1.   laconiek bn. 'doodkalm, onverschillig'
categorie:
leenwoord, geoniem
Vnnl. laconisch 'bondig, kort van stof' [1675; WNT Aanv. laconisch]; nnl. dan laconicq 'id.' in die brief ... was wel beleeft, maer koel en laconicq [1782; WNT koel I], dan 'kalm, onverschillig' in zijn bedaardheid ergerde haar nu en dan, als iets onverschilligs en laconieks [1889; WNT].
Ontleend aan Frans laconique 'kort van stof, bondig' [1529; Rey], maar in de oude vorm laconisch aan Duits lakonisch 'id.' [1673; Paul]; beide woorden zijn ontleend aan Latijn laconicus 'kort, bondig; als een Laconiër', ontleend aan Grieks lakōnikós 'als een Laconiër', afleiding van Lákōn 'Laconiër'.

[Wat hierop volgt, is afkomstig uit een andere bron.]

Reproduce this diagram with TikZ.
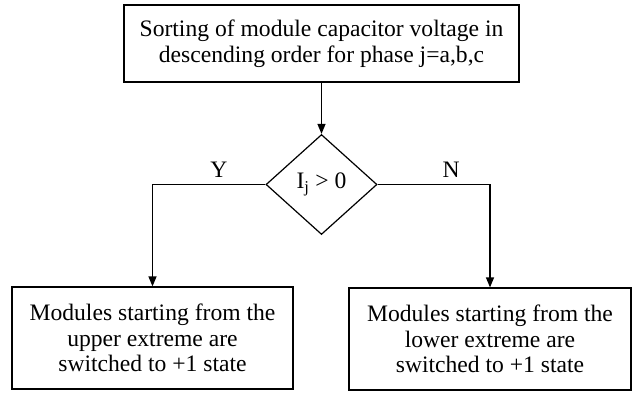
\documentclass[tikz,border=0pt]{standalone}
\usepackage{fontspec}
\setmainfont{Liberation Serif}
\usetikzlibrary{shapes.geometric,arrows.meta}
\begin{document}
\begin{tikzpicture}[x=1pt, y=1pt, font=\fontsize{23.6}{25.5}\selectfont,
    box/.style={draw, line width=1.2pt, align=center, inner sep=0pt},
    flow/.style={line width=1.2pt, -{Triangle[width=8pt, length=10pt]}},
    tag/.style={inner sep=0pt, above=6pt}]
  \useasboundingbox (0,0) rectangle (637,-393);
  \node[box, minimum width=395, minimum height=77] (sort) at (321.5,-43.5)
    {Sorting of module capacitor voltage in\\ descending order for phase j=a,b,c};
  \node[box, diamond, minimum width=111, minimum height=100] (test) at (321.5,-184.5)
    {I\textsubscript{j} > 0};
  \node[box, minimum width=281, minimum height=102] (upper) at (152.5,-338)
    {Modules starting from the\\ upper extreme are\\ switched to +1 state};
  \node[box, minimum width=282, minimum height=102] (lower) at (490,-339)
    {Modules starting from the\\ lower extreme are\\ switched to +1 state};
  \draw[flow] (sort) -- (test);
  \draw[flow] (test.west) -| node[pos=0.206, tag] (yes) {Y} (upper);
  \draw[flow] (test.east) -| node[pos=0.327, tag] (no) {N} (lower);
\end{tikzpicture}
\end{document}
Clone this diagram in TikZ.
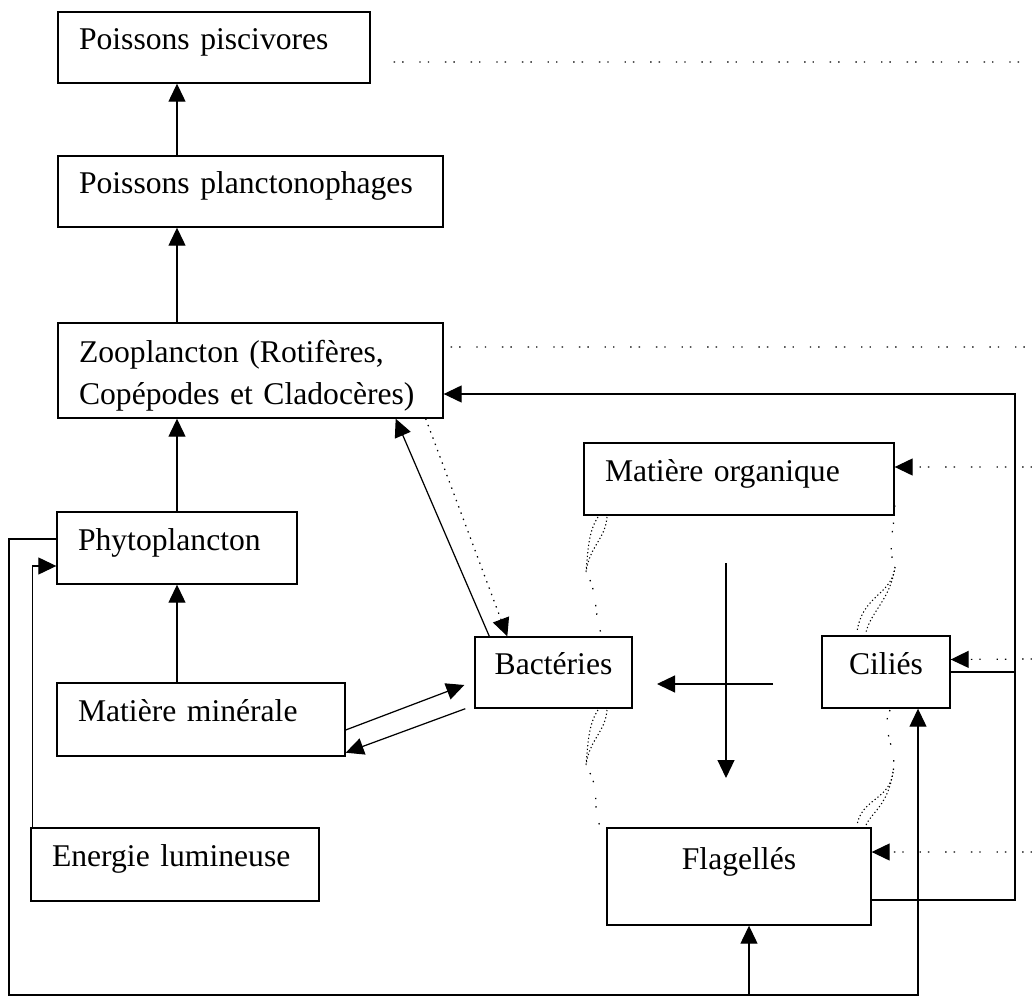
\documentclass[tikz,border=0pt]{standalone}
\usepackage{fontspec}
\setmainfont{Liberation Serif}
\usetikzlibrary{arrows.meta}

\begin{document}
\begin{tikzpicture}[x=0.02cm, y=-0.02cm,
    every node/.style={font=\fontsize{18}{24}\selectfont},
    box/.style={draw, line width=0.8pt, inner xsep=0.42cm, inner ysep=0pt, text height=0.5cm, text depth=0.42cm, align=left},
    cbox/.style={box, inner xsep=0.2cm, align=center},
    arr/.style={line width=0.7pt, -{Triangle[length=0.36cm, width=0.34cm]}},
    dotarr/.style={arr, dash pattern=on 0.8pt off 3pt},
    faint/.style={line width=0.7pt, dash pattern=on 0.8pt off 4pt on 0.8pt off 9pt},
    leaf/.style={line width=0.6pt, dash pattern=on 0.7pt off 1.4pt}]
    \useasboundingbox (0,0) rectangle (1032,997);

    % Food chain column
    \node[box, text width=5.4cm, minimum height=1.42cm] (pisc) at (214,47.5) {Poissons piscivores};
    \node[box, text width=6.86cm, minimum height=1.42cm] (planct) at (250.5,191.5) {Poissons planctonophages};
    \node[box, text width=6.86cm, minimum height=1.9cm, text depth=0.84cm] (zoo) at (250.5,370.5) {Zooplancton (Rotifères,\\Copépodes et Cladocères)};
    \node[box, text width=3.96cm, minimum height=1.44cm] (phyto) at (177,548) {Phytoplancton};
    \node[box, text width=4.92cm, minimum height=1.46cm] (mm) at (201,719.5) {Matière minérale};
    \node[box, text width=4.92cm, minimum height=1.46cm] (ener) at (175,864.5) {Energie lumineuse};

    % Microbial loop
    \node[box, text width=5.36cm, minimum height=1.44cm] (mo) at (739,479) {Matière organique};
    \node[cbox, minimum width=3.14cm, minimum height=1.42cm] (bact) at (553.5,672.5) {Bactéries};
    \node[cbox, minimum width=2.56cm, minimum height=1.44cm] (cil) at (886,672) {Ciliés};
    \node[cbox, minimum width=5.28cm, minimum height=1.94cm, text depth=0.8cm] (flag) at (739,876.5) {Flagellés};

    % Column arrows
    \draw[arr] (mm.north -| phyto.south) -- (phyto.south);
    \draw[arr] (phyto.north) -- (phyto.north |- zoo.south);
    \draw[arr] (phyto.north |- zoo.north) -- (phyto.north |- planct.south);
    \draw[arr] (phyto.north |- planct.north) -- (phyto.north |- pisc.south);

    % Light and the bottom loop
    \coordinate (loopsw) at (9,995);
    \coordinate (loopse) at (918,995);
    \coordinate (flagin) at (749,995);
    \draw[arr] ([xshift=0.04cm]ener.north west) |- ([yshift=-0.36cm]phyto.west);
    \draw[arr] ([yshift=0.18cm]phyto.west) -| (loopsw) -- (loopse) -- (loopse |- cil.south);
    \draw[arr] (flagin) -- (flagin |- flag.south);

    % Return to the zooplankton
    \coordinate (rbus) at (1015,394);
    \draw[arr] ([yshift=-0.47cm]flag.east) -| (rbus) -- (rbus -| zoo.east);
    \draw[line width=0.7pt] (cil.east) -- (cil.east -| rbus);

    % Bacteria exchanges
    \draw[arr] ([yshift=-0.21cm]mm.east) -- ([xshift=-0.2cm,yshift=-0.25cm]bact.west);
    \draw[arr] ([xshift=-0.18cm]bact.south west) -- ([yshift=0.08cm]mm.south east);
    \draw[arr] ([xshift=0.3cm]bact.north west) -- ([xshift=-0.96cm]zoo.south east);
    \draw[dotarr] ([xshift=-0.36cm]zoo.south east) -- ([xshift=0.66cm]bact.north west);

    % Central cross
    \coordinate (crossN) at (726,563);
    \coordinate (crossS) at (726,778);
    \coordinate (crossE) at (773,684);
    \coordinate (crossW) at (657,684);
    \draw[arr] (crossN) -- (crossS);
    \draw[arr] (crossE) -- (crossW);

    % Dotted lines from the right edge
    \coordinate (e1) at (1032,62);
    \coordinate (e2) at (1032,347);
    \coordinate (e3) at (1032,467);
    \coordinate (e4) at (1032,659);
    \coordinate (e5) at (1032,852);
    \draw[faint] ([xshift=0.46cm,yshift=-0.29cm]pisc.east) -- (e1);
    \draw[faint] ([xshift=0.14cm,yshift=0.47cm]zoo.east) -- (e2);
    \draw[faint, arr] (e3) -- ([yshift=0.24cm]mo.east);
    \draw[faint, arr] (e4) -- ([yshift=0.25cm]cil.east);
    \draw[faint, arr] (e5) -- ([yshift=0.49cm]flag.east);

    % Dotted ribbons
    \draw[leaf] (607,517) .. controls (605,540) and (590,545) .. (586,572);
    \draw[leaf] (598,517) .. controls (588,532) and (588,552) .. (586,572);
    \draw[faint] (590,580) .. controls (598,600) and (594,615) .. (602,636);
    \draw[leaf] (607,710) .. controls (605,733) and (590,738) .. (586,765);
    \draw[leaf] (598,710) .. controls (588,725) and (588,745) .. (586,765);
    \draw[faint] (590,773) .. controls (600,793) and (592,808) .. (600,826);
    \draw[faint] (894,497) .. controls (898,520) and (885,545) .. (895,567);
    \draw[leaf] (895,567) .. controls (892,595) and (862,595) .. (857,632);
    \draw[leaf] (895,567) .. controls (890,600) and (872,610) .. (866,632);
    \draw[faint] (890,710) .. controls (880,730) and (898,750) .. (893,772);
    \draw[leaf] (893,772) .. controls (890,800) and (862,798) .. (857,825);
    \draw[leaf] (893,772) .. controls (888,805) and (872,812) .. (866,825);
\end{tikzpicture}
\end{document}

Laconië (Grieks Lakonía) was het kerngebied van het Spartaanse rijk, met de stadstaat Sparta (Grieks Lakedaímōn) als centrum. De inwoners stonden bekend om hun soberheid en tucht, zie ook spartaans 'streng, hard'. Al in het klassiek Grieks betekende lakōnikós dan ook 'sober, kort van stof', een betekenis die in het Latijn en later in de moderne talen werd overgenomen. Frans laconique en Engels laconic hebben deze betekenis nog steeds als enige, maar in het Nederlands verschoof de betekenis in de 19e eeuw naar 'onverschillig, doodkalm'; een soortgelijke verschuiving is te zien in Duits Lakonisch, ook 'enigszins kortaf, bot' [19e eeuw; Paul].